Rancho Potrero Y Rincon de San Pedro Regalado

Thomas Russell's 1855 diseño

Rancho Potrero Y Rincon de San Pedro Regalado was one of the smallest Mexican land grants in Alta California.[1] Unlike the huge ranchos comprising tens of thousands of acres, this one was only 500 varas by 600 varas (91.53 acres)[2] of the pasture land (potrero) originally belonging to Mission Santa Cruz.

History

Mission Santa Cruz was established in 1791, twelfth of the twenty-one Spanish Missions of California. After first trying to build near the San Lorenzo River, winter flooding convinced the padres to move up onto the bluff known ever since as Mission Hill. The low-lying river bottom north of the hill where mission buildings were constructed became the potrero, a protected pasture area where livestock other than free-ranging cattle were kept. The potrero was a relatively small flat area enclosed between steep hills and the river (a geographical form often referred to in early California as a rincon).[3]

In 1834, the missions were secularized and, over the following years, most of the former mission lands were given away by the Alta California government as large land grants called ranchos. A rectangular portion of the former potrero land was granted in 1842 to Jose Arana, one of a group of colonists who came to Alta California from Mexico in 1834.

Arana later moved to the Rancho Arroyo del Rodeo, a few miles to the east. The creek running through his former lands there is now called Arana Gulch. The rancho passed into the hands of pioneer Isaac Graham. In gratitude for his help during what came to be known as "The Graham Affair", Graham gave the tract to Thomas J. Farnham after Graham's return to the Santa Cruz area in 1841. Farnham died in San Francisco, in 1848, without ever taking possession of the land, but his widow Eliza moved west from New York the following year and decided to remain.

Renaming the tract El Rancho La Libertad, Eliza Farnham attempted to establish a farm and build a house.[4] When that proved unsuccessful, she sold the land to Thomas Russell, who operated a distillery in the hills above.[5] Russell filed a petition in 1855 to patent the original Mexican grant through the Public Land Commission.

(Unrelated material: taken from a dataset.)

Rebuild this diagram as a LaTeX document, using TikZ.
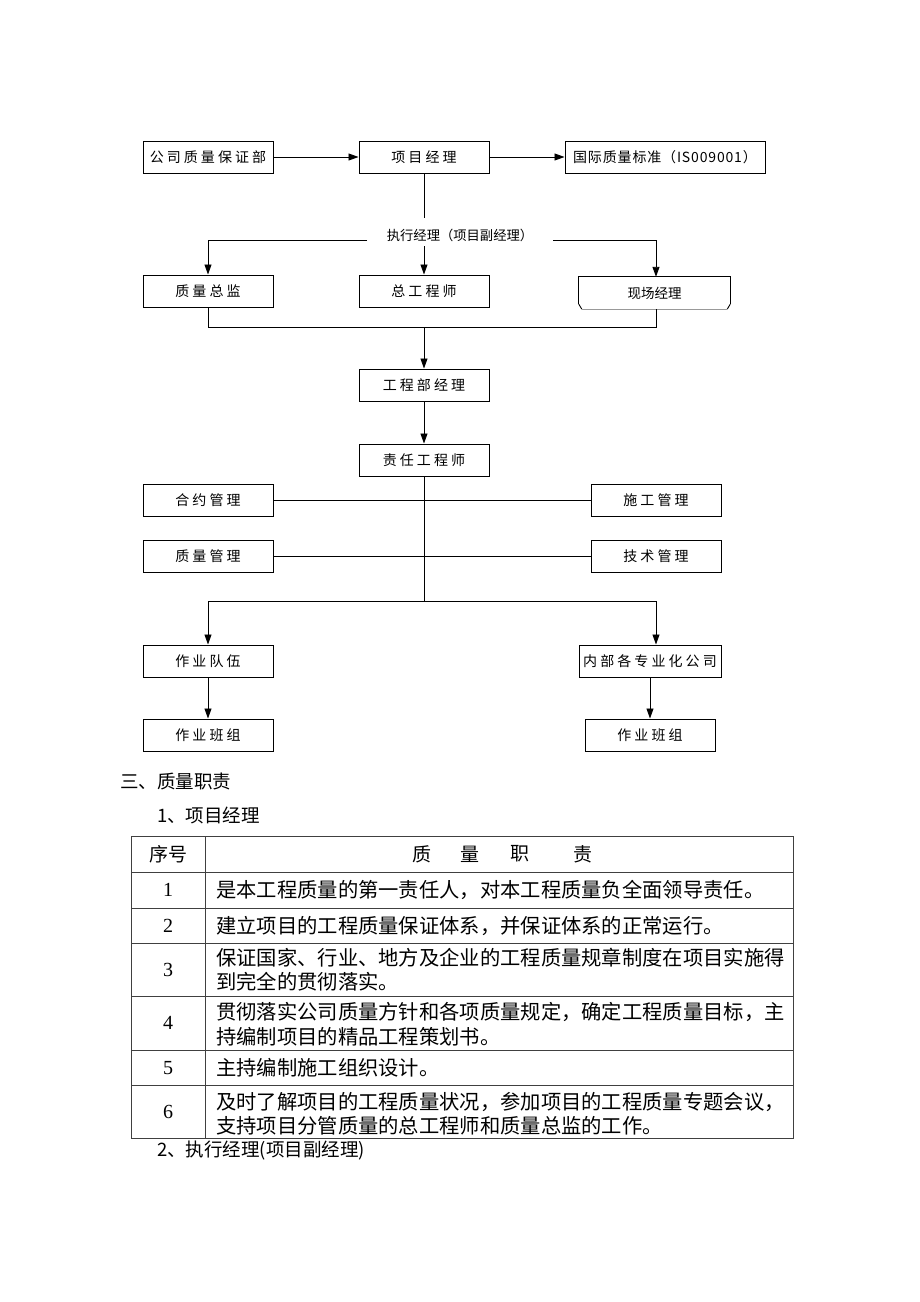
\documentclass[tikz,border=0pt]{standalone}
\usepackage{fontspec}
\setmainfont{Liberation Serif}
\newfontfamily\cjk{Noto Sans CJK SC}
\newfontfamily\cjkls[LetterSpace=22]{Noto Sans CJK SC}
\newfontfamily\cjkss[LetterSpace=6]{Noto Sans CJK SC}
\usetikzlibrary{arrows.meta}
\begin{document}
\begin{tikzpicture}[x=1pt,y=-1pt,
  box/.style={draw=black,line width=1pt,minimum height=32pt,minimum width=130pt,inner sep=0pt,font=\cjkls\fontsize{14}{16}\selectfont},
  lab/.style={inner sep=0pt,font=\cjk\fontsize{13.3}{16}\selectfont},
  arr/.style={line width=0.9pt,-{Triangle[length=10pt,width=7pt]}},
  ln/.style={line width=0.9pt},
  tline/.style={draw=black!75,line width=1pt},
  ttxt/.style={inner sep=0pt,anchor=west,font=\cjk\fontsize{20.3}{24}\selectfont},
  tnum/.style={inner sep=0pt,font=\fontsize{20}{24}\selectfont},
  head/.style={inner sep=0pt,font=\cjk\fontsize{19}{22}\selectfont}]
\useasboundingbox (0,0) rectangle (920,1302);
\fill[white] (0,0) rectangle (920,1302);

% row 1
\node[box] (gs) at (208,157) {公司质量保证部};
\node[box] (pm) at (424,157) {项目经理};
\node[box,minimum width=200pt,font=\cjkss\fontsize{14}{16}\selectfont] (iso) at (665,157) {国际质量标准（IS009001）};
\draw[arr] (gs) -- (pm);
\draw[arr] (pm) -- (iso);
\coordinate (pmend) at (424,218);
\draw[ln] (pm.south) -- (pmend);

% executive manager
\node[lab] (ex) at (460,235) {执行经理（项目副经理）};
\coordinate (exl) at (367,240);
\coordinate (exr) at (553,240);
\coordinate (exm) at (424,246);

% row 2
\node[box] (zj) at (208,291) {质量总监};
\node[box] (zg) at (424,291) {总工程师};
\node[minimum height=32pt,minimum width=151pt,inner sep=0pt,font=\cjk\fontsize{13.5}{16}\selectfont] (xc) at (654.5,293) {现场经理};
\draw[ln,line join=miter] ([yshift=5pt]xc.south west) -- (xc.north west) -- (xc.north east) -- ([yshift=5pt]xc.south east);
\draw[ln] ([xshift=3pt]xc.south west) -- ([yshift=5pt]xc.south west);
\draw[ln] ([xshift=-3pt]xc.south east) -- ([yshift=5pt]xc.south east);
\draw[black!40,line width=0.6pt] ([xshift=3pt]xc.south west) -- ([xshift=-3pt]xc.south east);
\draw[arr] (exl) -| (zj.north);
\draw[arr] (exr) -| (xc.north -| 656,0);
\draw[arr] (exm) -- (zg.north);

% join below row 2
\coordinate (j1) at (208,327);
\coordinate (j2) at (656,327);
\coordinate (j3) at (424,327);
\node[box] (gb) at (424,385) {工程部经理};
\draw[ln] (zj.south) -- (j1) -- (j2) -- (xc.south -| j2);
\draw[arr] (j3) -- (gb.north);

\node[box] (zr) at (424,460) {责任工程师};
\draw[arr] (gb.south) -- (zr.north);

\node[box] (hy) at (208,500) {合约管理};
\node[box] (sg) at (656,500) {施工管理};
\node[box] (zl) at (208,556) {质量管理};
\node[box] (js) at (656,556) {技术管理};
\draw[ln] (hy.east) -- (sg.west);
\draw[ln] (zl.east) -- (js.west);
\coordinate (sp) at (424,601);
\draw[ln] (zr.south) -- (sp);

\node[box] (dw) at (208,661) {作业队伍};
\node[box,minimum width=142pt] (nb) at (650,661) {内部各专业化公司};
\coordinate (spl) at (208,601);
\coordinate (spr) at (656,601);
\draw[ln] (spl) -- (spr);
\draw[arr] (spl) -- (dw.north);
\draw[arr] (spr) -- (nb.north -| spr);

\node[box] (b1) at (208,735) {作业班组};
\node[box] (b2) at (650,735) {作业班组};
\draw[arr] (dw.south) -- (b1.north);
\draw[arr] (nb.south) -- (b2.north);

% section text
\node[inner sep=0pt,anchor=west,font=\cjk\fontsize{18.5}{22}\selectfont] (s3) at (120,781) {三、质量职责};
\node[inner sep=0pt,anchor=west,font=\cjk\fontsize{18.5}{22}\selectfont] (s1) at (157,815) {1、项目经理};
\node[inner sep=0pt,anchor=west,font=\cjk\fontsize{18.5}{22}\selectfont] (s2) at (157,1151) {2、执行经理(项目副经理)};

% table
\draw[tline] (131,836) rectangle (793,1138);
\foreach \yy in {872,908,943,996,1050,1085} \draw[tline] (131,\yy) -- (793,\yy);
\draw[tline] (205,836) -- (205,1138);

\node[head] (h0) at (168,854) {序号};
\node[head] (h1) at (422,854) {质};
\node[head] (h2) at (470,854) {量};
\node[head] (h3) at (520,854) {职};
\node[head] (h4) at (583,854) {责};

\node[tnum] (n1) at (168,890) {1};
\node[tnum] (n2) at (168,926) {2};
\node[tnum] (n3) at (168,970) {3};
\node[tnum] (n4) at (168,1023) {4};
\node[tnum] (n5) at (168,1068) {5};
\node[tnum] (n6) at (168,1112) {6};

\node[ttxt] (t1) at (216,890) {是本工程质量的第一责任人，对本工程质量负全面领导责任。};
\node[ttxt] (t2) at (216,926) {建立项目的工程质量保证体系，并保证体系的正常运行。};
\node[ttxt] (t3a) at (216,958) {保证国家、行业、地方及企业的工程质量规章制度在项目实施得};
\node[ttxt] (t3b) at (216,982) {到完全的贯彻落实。};
\node[ttxt] (t4a) at (216,1012) {贯彻落实公司质量方针和各项质量规定，确定工程质量目标，主};
\node[ttxt] (t4b) at (216,1037) {持编制项目的精品工程策划书。};
\node[ttxt] (t5) at (216,1068) {主持编制施工组织设计。};
\node[ttxt] (t6a) at (216,1102) {及时了解项目的工程质量状况，参加项目的工程质量专题会议，};
\node[ttxt] (t6b) at (216,1126) {支持项目分管质量的总工程师和质量总监的工作。};
\end{tikzpicture}
\end{document}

Russell's diseño (a rough map required to accompany a land grant petition), shows the rancho lands on either side of a creek identified as "Arroyo de San Pedro Regalado". That spring-fed, year-round creek is known today as Pogonip Creek. Four structures are identified: three "casas" (houses) and a "Molino" (mill). The San Lorenzo River is identified as the "Rio de Sta. Cruz".

Only a year later, Thomas Russell was murdered in a case that was never solved, and the land passed to his son Alexander before the grant was finally patented in 1859.[6] Alexander was apparently still in possession of at least part of the rancho when the first complete map of Santa Cruz County land ownership was published in 1889 - the name "Russell" appears on the map in the potrero area.[7]

Today

The Santa Cruz potrero today, looking north-east from Mission Hill

Since that time, the tract has been progressively subdivided. California State Route 1 crosses the area from northeast to southwest, while California State Route 9 runs south to its terminus at Highway 1. Paralleling Highway 9 are the tracks of the Santa Cruz, Big Trees and Pacific Railway. The area is bounded by hills on three sides, and the San Lorenzo River on the east.

The neighborhood south of Highway 1 is still known as the potrero, while the area north of the highway has become the mixed use, primarily light-industrial "Harvey West" neighborhood at the northern edge of the city of Santa Cruz, California.

The hills to the north and west of the potrero are now a city-owned open-space preserve called Pogonip.[8] Uphill beyond the Pogonip greenbelt is the University of California, Santa Cruz.